## Data lines
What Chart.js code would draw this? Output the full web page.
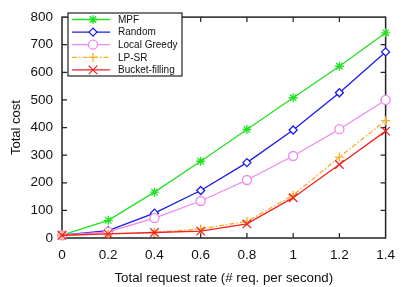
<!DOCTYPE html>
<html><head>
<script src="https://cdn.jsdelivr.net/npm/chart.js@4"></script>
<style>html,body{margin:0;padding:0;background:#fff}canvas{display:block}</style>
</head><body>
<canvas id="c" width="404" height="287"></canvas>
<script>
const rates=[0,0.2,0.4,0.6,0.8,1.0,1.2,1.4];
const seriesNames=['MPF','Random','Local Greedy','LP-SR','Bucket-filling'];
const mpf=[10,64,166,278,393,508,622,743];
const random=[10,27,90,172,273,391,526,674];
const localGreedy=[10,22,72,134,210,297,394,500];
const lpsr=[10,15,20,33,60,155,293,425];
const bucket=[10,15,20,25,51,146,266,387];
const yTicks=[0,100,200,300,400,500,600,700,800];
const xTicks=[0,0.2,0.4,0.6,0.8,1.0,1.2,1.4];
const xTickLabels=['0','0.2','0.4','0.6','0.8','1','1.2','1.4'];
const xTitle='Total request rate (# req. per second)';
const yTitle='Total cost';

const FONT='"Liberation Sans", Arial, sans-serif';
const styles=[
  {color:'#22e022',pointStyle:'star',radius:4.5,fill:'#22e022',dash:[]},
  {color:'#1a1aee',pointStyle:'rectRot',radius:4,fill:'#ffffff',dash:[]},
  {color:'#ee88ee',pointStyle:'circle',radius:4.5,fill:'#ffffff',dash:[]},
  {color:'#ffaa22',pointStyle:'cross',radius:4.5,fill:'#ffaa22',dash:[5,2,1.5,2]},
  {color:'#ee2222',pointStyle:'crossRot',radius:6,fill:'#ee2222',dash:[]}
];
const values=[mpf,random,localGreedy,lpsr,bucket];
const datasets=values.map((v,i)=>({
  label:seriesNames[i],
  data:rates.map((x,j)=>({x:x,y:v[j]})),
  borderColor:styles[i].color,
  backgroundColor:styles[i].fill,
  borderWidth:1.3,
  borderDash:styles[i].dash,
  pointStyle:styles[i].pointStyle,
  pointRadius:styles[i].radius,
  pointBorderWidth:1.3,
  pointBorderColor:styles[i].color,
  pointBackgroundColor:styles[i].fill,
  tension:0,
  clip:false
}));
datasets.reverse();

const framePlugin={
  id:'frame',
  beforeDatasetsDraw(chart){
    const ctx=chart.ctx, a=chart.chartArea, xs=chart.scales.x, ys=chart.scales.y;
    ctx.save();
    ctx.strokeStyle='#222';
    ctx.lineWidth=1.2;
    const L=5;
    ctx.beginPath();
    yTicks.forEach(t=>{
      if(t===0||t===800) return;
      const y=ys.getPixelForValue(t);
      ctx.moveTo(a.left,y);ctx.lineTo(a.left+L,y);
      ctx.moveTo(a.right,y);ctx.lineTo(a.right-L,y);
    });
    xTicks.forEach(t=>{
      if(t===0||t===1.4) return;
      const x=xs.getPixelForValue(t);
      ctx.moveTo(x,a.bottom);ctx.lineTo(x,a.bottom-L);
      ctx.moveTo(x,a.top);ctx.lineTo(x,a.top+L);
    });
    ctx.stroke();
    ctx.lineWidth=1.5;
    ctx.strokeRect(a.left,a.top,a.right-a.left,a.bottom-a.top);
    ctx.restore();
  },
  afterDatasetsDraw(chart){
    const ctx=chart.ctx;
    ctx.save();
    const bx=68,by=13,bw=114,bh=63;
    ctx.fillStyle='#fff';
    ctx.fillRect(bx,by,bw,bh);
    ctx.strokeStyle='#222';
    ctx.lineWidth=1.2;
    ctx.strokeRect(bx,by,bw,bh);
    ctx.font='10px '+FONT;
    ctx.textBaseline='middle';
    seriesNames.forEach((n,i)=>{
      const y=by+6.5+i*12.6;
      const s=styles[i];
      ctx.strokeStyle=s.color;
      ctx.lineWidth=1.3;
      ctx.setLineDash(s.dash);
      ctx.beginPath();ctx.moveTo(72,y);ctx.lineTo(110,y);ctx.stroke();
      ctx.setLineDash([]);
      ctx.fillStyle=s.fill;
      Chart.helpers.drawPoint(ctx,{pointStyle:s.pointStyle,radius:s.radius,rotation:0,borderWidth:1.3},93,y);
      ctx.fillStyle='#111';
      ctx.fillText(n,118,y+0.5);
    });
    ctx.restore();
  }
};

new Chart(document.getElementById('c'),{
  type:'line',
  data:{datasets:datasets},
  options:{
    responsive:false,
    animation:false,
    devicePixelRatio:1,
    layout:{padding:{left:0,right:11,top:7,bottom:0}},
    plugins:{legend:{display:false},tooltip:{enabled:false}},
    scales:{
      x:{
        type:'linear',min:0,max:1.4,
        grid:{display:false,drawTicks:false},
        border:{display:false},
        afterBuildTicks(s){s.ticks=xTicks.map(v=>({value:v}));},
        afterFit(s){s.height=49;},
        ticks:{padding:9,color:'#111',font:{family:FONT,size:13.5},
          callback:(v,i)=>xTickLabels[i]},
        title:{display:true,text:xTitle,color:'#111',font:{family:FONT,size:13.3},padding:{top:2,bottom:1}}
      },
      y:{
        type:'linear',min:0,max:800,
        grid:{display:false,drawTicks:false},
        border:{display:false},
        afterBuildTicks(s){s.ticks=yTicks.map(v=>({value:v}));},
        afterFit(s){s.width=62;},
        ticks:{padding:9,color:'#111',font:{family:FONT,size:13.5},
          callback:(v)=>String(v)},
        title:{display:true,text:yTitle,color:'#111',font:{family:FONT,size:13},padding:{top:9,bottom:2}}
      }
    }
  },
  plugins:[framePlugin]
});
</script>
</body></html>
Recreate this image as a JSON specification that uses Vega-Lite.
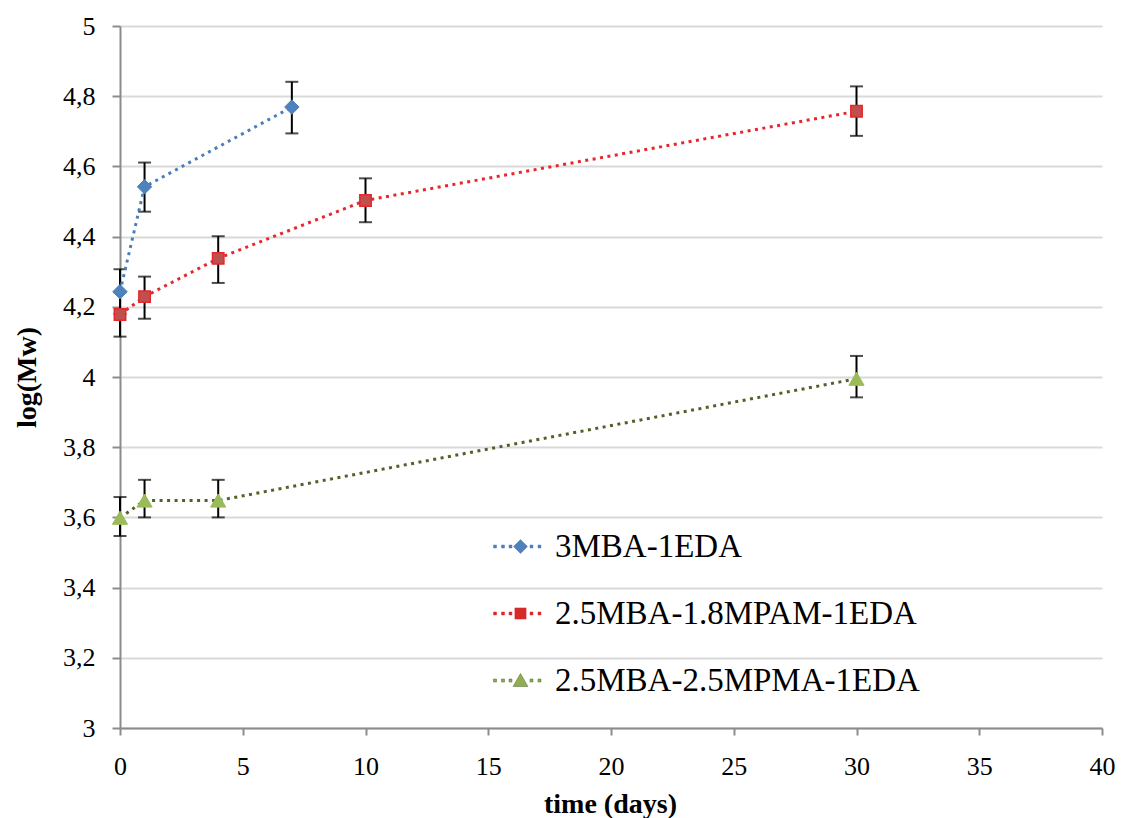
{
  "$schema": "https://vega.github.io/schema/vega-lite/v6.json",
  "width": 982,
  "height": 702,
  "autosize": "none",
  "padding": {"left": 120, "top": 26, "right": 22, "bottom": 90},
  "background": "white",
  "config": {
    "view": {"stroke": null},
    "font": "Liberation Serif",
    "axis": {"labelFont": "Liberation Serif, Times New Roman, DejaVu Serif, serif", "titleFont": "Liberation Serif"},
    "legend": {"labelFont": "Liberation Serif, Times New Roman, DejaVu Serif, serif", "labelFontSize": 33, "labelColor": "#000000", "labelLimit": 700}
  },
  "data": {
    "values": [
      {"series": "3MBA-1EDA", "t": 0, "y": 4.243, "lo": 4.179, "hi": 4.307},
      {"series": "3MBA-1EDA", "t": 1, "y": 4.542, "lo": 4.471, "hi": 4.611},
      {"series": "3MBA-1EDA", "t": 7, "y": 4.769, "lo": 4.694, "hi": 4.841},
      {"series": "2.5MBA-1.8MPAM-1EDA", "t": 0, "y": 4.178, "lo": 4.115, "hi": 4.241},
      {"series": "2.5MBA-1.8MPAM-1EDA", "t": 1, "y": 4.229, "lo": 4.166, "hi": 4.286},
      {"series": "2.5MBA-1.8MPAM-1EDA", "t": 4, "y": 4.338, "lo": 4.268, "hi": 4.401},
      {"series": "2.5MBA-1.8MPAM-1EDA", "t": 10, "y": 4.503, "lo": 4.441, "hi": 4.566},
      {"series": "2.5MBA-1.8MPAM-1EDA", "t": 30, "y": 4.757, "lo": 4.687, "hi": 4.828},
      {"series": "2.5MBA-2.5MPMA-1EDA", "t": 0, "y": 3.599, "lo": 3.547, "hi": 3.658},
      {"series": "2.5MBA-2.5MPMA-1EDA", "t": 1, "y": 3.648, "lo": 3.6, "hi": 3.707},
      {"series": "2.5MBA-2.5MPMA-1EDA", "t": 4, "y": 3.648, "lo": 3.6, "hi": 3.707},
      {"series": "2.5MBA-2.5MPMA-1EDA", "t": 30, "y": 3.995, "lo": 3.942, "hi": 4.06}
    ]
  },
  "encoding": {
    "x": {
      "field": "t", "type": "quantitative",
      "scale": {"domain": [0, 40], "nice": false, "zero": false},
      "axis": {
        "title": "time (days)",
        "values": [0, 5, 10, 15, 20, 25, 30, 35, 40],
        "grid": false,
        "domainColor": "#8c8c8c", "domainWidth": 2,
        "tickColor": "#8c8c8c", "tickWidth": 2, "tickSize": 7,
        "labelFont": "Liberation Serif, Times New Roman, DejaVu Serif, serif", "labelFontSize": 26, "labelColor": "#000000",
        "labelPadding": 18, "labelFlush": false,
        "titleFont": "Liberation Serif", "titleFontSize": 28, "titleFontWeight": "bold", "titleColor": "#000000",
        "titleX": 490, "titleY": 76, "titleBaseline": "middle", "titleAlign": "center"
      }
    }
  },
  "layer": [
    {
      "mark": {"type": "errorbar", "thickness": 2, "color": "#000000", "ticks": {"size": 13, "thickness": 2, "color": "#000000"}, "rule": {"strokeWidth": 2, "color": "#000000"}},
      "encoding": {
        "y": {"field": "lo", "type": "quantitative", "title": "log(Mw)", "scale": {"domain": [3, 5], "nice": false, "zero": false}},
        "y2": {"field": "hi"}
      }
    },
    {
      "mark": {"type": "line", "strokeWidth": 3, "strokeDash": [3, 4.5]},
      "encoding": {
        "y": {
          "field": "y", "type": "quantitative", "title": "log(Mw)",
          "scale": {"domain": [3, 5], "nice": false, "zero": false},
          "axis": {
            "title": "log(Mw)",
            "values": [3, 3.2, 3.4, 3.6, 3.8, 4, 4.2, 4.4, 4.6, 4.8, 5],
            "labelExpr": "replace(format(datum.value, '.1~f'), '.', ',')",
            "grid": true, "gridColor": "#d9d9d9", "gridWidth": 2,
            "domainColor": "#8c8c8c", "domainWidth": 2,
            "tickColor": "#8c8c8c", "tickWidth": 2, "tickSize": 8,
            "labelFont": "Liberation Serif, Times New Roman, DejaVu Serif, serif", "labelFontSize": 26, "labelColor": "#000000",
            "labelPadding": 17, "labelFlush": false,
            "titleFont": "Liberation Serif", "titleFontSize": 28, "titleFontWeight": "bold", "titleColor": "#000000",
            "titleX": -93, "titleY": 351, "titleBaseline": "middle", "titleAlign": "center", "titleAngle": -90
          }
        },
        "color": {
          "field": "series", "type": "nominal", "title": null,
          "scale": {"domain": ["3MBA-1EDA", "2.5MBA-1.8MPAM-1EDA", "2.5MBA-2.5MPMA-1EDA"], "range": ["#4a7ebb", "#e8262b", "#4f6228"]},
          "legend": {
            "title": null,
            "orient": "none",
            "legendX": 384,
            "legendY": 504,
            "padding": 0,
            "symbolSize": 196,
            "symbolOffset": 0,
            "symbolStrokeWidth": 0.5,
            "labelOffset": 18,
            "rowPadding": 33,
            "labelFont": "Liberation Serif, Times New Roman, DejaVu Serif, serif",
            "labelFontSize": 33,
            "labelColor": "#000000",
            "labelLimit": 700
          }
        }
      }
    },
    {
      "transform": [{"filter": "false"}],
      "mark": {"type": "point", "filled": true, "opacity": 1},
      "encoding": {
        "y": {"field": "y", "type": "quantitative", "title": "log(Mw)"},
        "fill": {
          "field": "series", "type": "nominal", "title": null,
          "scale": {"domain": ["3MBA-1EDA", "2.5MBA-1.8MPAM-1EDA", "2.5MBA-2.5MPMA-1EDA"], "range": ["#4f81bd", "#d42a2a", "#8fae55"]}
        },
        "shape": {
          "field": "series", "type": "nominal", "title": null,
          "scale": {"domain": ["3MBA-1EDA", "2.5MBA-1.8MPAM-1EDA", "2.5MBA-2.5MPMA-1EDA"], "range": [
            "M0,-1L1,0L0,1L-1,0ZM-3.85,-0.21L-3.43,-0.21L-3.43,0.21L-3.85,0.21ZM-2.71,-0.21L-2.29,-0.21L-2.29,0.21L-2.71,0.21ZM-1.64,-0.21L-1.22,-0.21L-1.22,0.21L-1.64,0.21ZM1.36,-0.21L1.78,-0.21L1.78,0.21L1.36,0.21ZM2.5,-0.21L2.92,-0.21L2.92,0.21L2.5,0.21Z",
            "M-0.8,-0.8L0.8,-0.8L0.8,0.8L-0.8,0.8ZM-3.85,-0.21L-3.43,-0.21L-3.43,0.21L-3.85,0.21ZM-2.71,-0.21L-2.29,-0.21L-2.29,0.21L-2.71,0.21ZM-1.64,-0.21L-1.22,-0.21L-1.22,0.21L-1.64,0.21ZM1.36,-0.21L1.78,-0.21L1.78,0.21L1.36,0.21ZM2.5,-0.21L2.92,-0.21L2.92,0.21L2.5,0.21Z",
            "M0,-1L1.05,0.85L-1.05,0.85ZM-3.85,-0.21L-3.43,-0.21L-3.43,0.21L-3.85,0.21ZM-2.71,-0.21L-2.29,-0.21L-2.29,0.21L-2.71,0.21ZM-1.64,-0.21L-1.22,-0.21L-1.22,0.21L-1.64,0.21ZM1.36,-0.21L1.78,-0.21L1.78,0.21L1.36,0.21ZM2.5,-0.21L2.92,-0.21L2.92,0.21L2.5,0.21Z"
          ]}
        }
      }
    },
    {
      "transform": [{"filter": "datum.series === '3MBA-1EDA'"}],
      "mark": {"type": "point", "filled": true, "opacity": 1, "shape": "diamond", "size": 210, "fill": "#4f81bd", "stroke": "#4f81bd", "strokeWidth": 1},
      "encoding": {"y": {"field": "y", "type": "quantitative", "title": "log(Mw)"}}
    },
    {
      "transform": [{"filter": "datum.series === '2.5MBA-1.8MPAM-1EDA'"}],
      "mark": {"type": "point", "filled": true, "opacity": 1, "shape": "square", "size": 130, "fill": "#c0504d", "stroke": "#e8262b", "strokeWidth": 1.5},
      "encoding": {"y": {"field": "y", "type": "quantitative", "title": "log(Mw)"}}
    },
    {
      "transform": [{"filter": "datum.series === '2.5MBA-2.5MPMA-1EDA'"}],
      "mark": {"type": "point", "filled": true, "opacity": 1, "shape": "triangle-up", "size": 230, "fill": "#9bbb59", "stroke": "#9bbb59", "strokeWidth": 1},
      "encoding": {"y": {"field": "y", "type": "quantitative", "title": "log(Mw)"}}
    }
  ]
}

## Exercise directions
Write down every line from the opening of the listing to the line with "const yTitle='Total cost';", both included, and nothing else; the pictures are omitted.

## The solution
What Chart.js code would draw this? Output the full web page.
<!DOCTYPE html>
<html><head>
<script src="https://cdn.jsdelivr.net/npm/chart.js@4"></script>
<style>html,body{margin:0;padding:0;background:#fff}canvas{display:block}</style>
</head><body>
<canvas id="c" width="404" height="287"></canvas>
<script>
const rates=[0,0.2,0.4,0.6,0.8,1.0,1.2,1.4];
const seriesNames=['MPF','Random','Local Greedy','LP-SR','Bucket-filling'];
const mpf=[10,64,166,278,393,508,622,743];
const random=[10,27,90,172,273,391,526,674];
const localGreedy=[10,22,72,134,210,297,394,500];
const lpsr=[10,15,20,33,60,155,293,425];
const bucket=[10,15,20,25,51,146,266,387];
const yTicks=[0,100,200,300,400,500,600,700,800];
const xTicks=[0,0.2,0.4,0.6,0.8,1.0,1.2,1.4];
const xTickLabels=['0','0.2','0.4','0.6','0.8','1','1.2','1.4'];
const xTitle='Total request rate (# req. per second)';
const yTitle='Total cost';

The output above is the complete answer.